Friday, August 4, 2017

Baby Driver

Coerced to a life of crime, getaway driver Baby (Ansel Elgort) awaits the day when he no longer needs to go against the law. This wish of his further intensifies as he meets Debora (Lily James), a diner waitress who becomes his source of inspiration. A childhood accident has left him with a severe case of tinnitus, which he deals with by virtue of never-ending music through his earbuds. He also has a knack for creating mix tapes from various bits of conversations that he secretly records. When his criminal mastermind boss Doc (Kevin Spacey) does not keep his end of the bargain and forces him to perform more illegal activities for him, he must come to a tough decision.
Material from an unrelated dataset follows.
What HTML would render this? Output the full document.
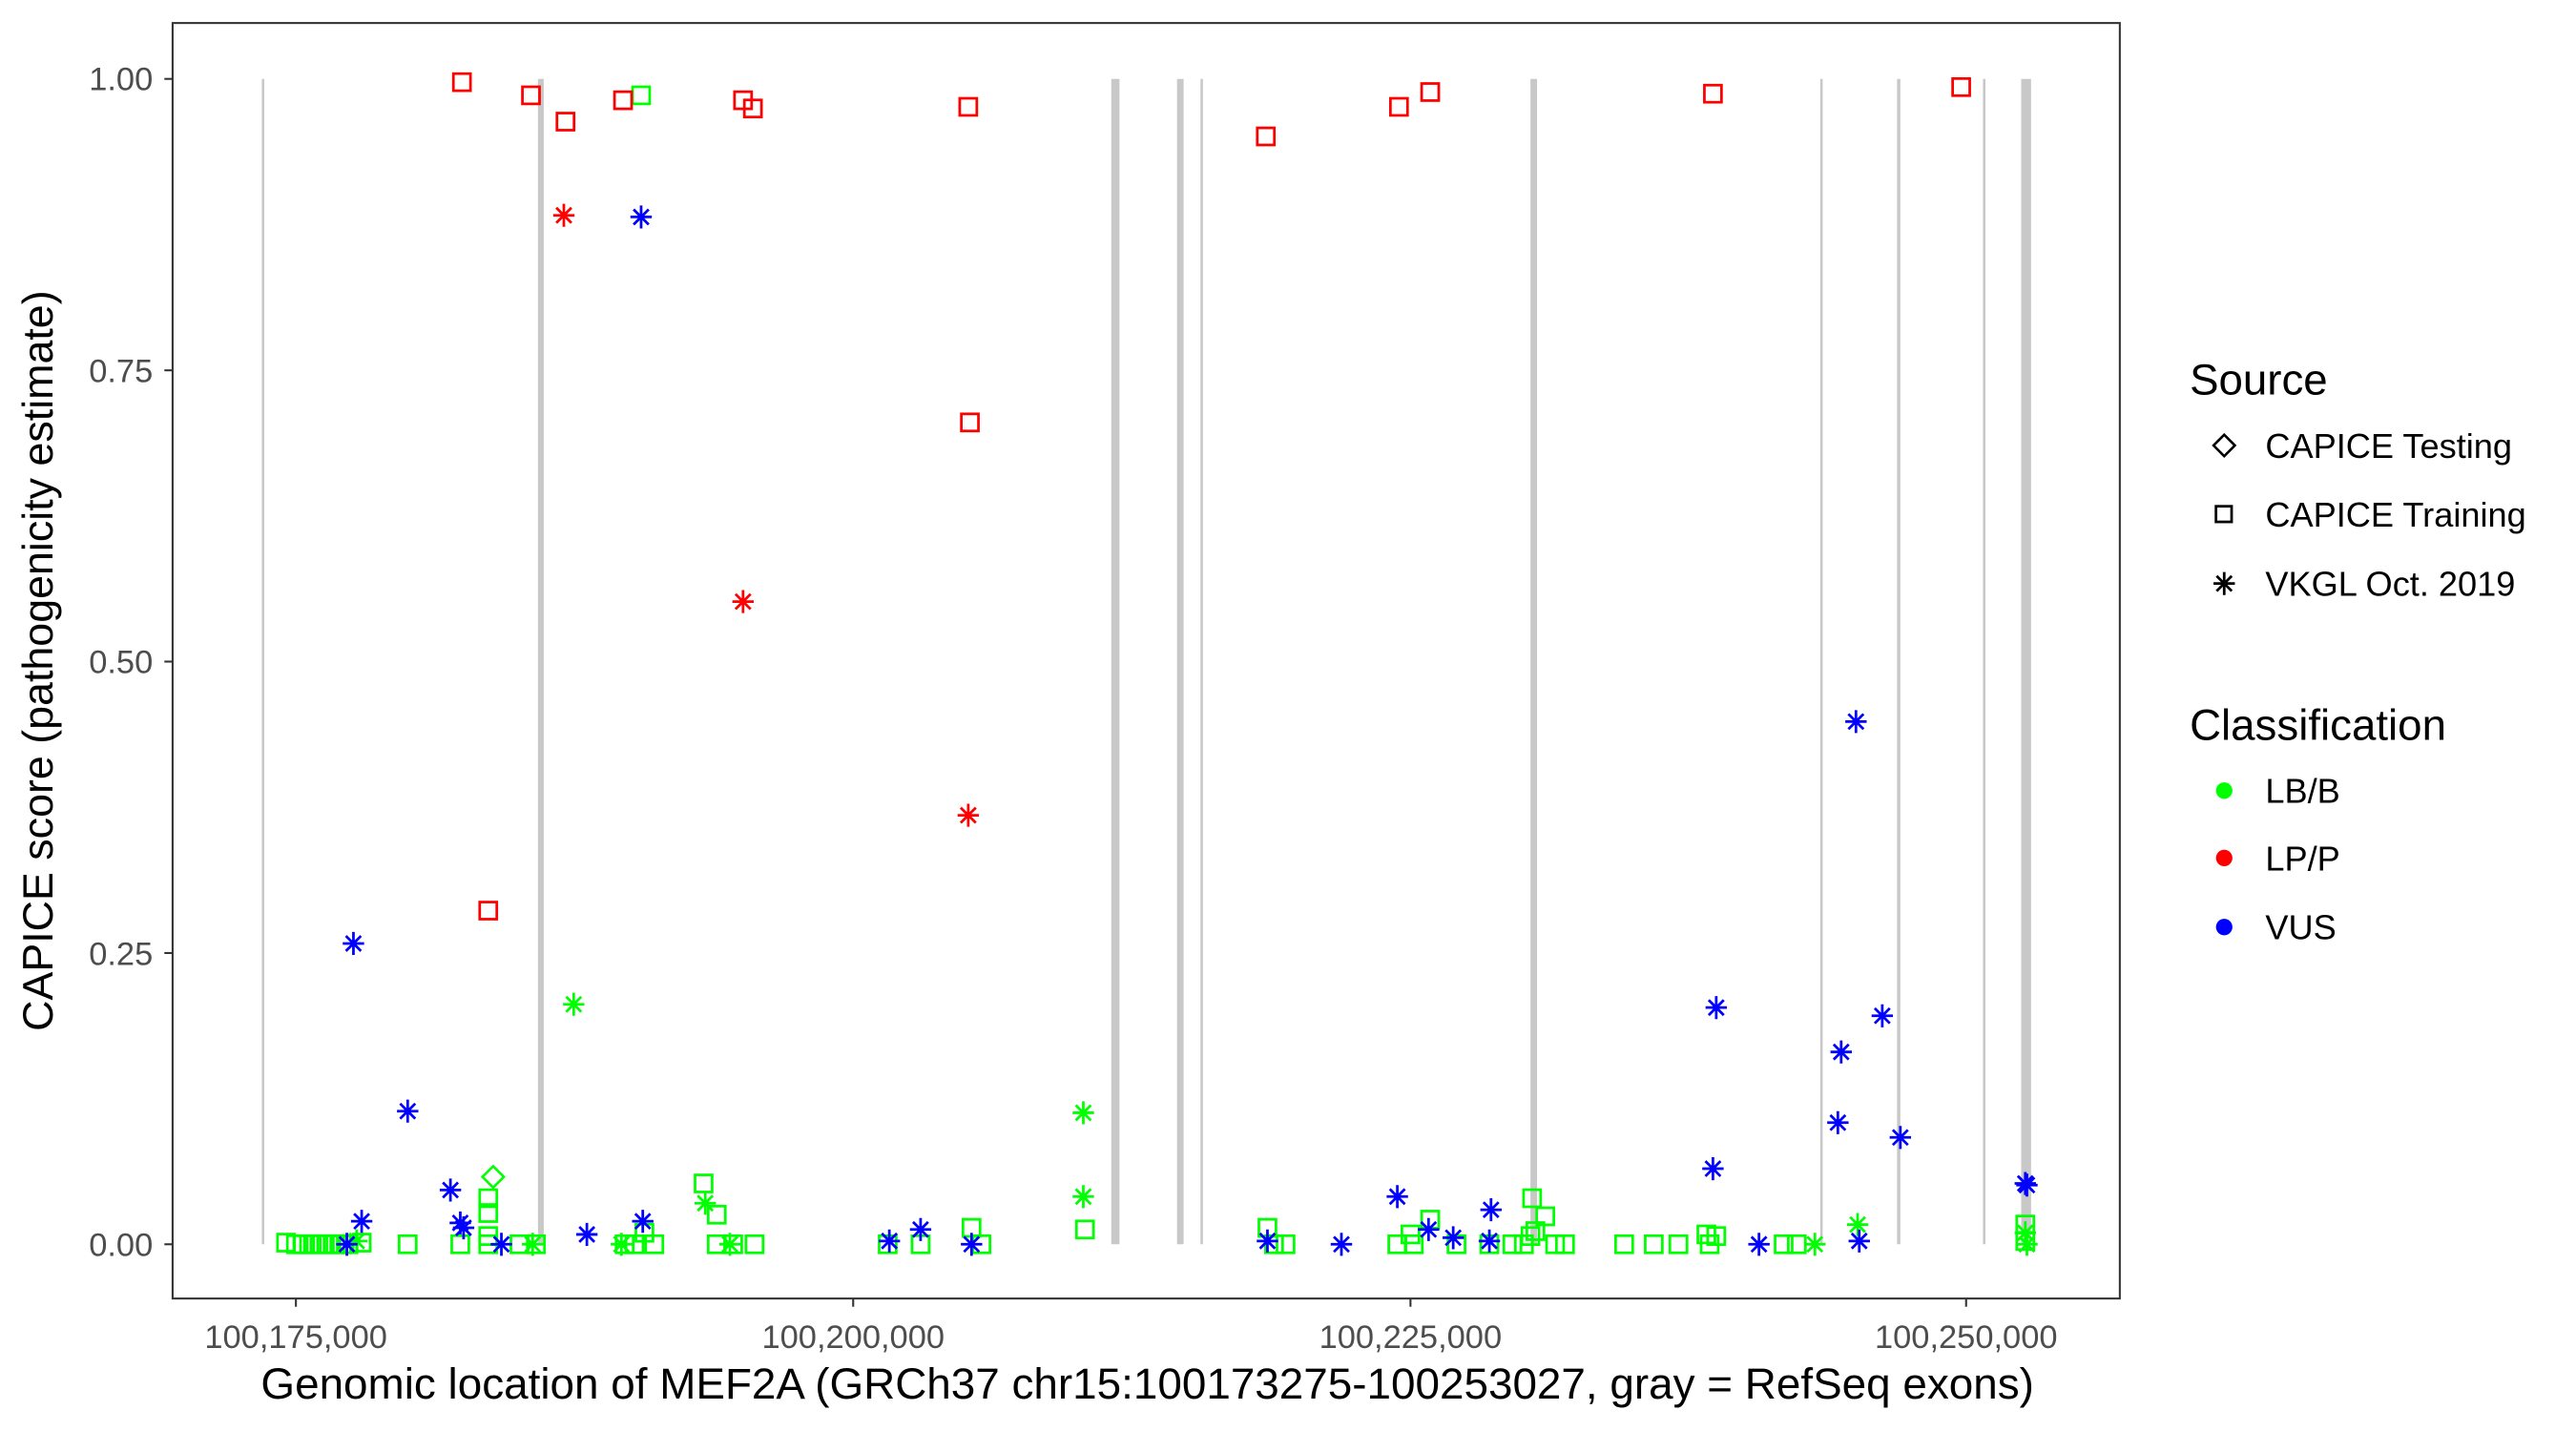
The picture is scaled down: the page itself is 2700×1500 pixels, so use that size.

Should he keep up his life of crime to protect his loved ones from the likes of his criminal colleagues Buddy (Jon Hamm) and Bats (Jamie Foxx)? Or should they make a run for it? The question is, just how fast and far can he actually drive?

If you thought that opening sequence was cool, then you are in for a wonderful surprise because it acts more like a teaser for what else is to come. This film is simply awesome. There aren’t too many of this kind that provide you with this unique brand of audiovisual experience. A personal favorite is that scene where we first see him get coffee for his gang. Seeing his movements so in sync with the beat of the soundtrack while at the same time getting flashes of the song lyrics subtly blending in with the street environment is plain genius. It feels like an extended music video meant to share a more complicated narrative, or a musical that substitutes song and dance with rhythm and crisp body movement.

Elgort is perhaps the best choice for the lead role. True enough, his boyish features perfectly match the pseudo innocence required of the character. While the backstory runs quite thin, at least the inner struggle is made palpable thanks to the believable acting. In the end, sympathizing with Baby is not that hard a feat. You actually root for him, maybe for the mere reason that he is the only speck of light left in the rather dark underworld he is operating in. Does this excuse all the illegal acts he has committed? Obviously not, but at least there is a clear redemption angle just lurking along the sidelines. Besides, who doesn’t really want to support a reformed protagonist, right?

The soundtrack is just as incredible as the finished product. Most of the new scenes are introduced by some retro rhythm and a distinct beat. The artsy convergence of music, movement, and visuals just tickles your fancy each time. This is one of those movies that you wouldn’t mind viewing over and over again. In fact, it might be a necessity eventually if only to better appreciate the efforts of the people responsible for stringing all those elements together in such a fluid manner to come up with this masterpiece. If you are keen on details, a second viewing will also satisfy your curiosity in terms of what you missed the first time around. As far as aesthetics is concerned, this film is a sure winner.

The screenplay is not devoid of violence, but the good thing is that they do not go full gory. The car chase scenes might appear too contrived, yet the way they were filmed just makes your jaw drop. This is a story about driving, after all. But the cars don’t just crash and burn, they groove to the beat! As for Baby himself, he can be interpreted as a metaphor too, or better yet, a personification of how to deal with hardships in life through the power of music. Come to think of it, this is also just an exaggerated take on the therapeutic capabilities of music and its beneficial effects on daily routine. Or maybe not. This is a heist movie, really!

The success of your heist is only as good as your getaway driver. Keep that in mind the next time you try to rob a bank. In Baby Driver we get yet another romanticized take on the thug life. The film is no Bonnie & Clyde, but it’s that pair that easily comes to mind when you try to think of something similar. We’re just glad that instead of the heavy display of violence and risky car chase scenes, it’s actually the personal struggle that is highlighted as a source of conflict, turning the former into an entertaining audiovisual spectacle instead. What you get is a good blend of both, and you simply end up appreciating the artistic touch.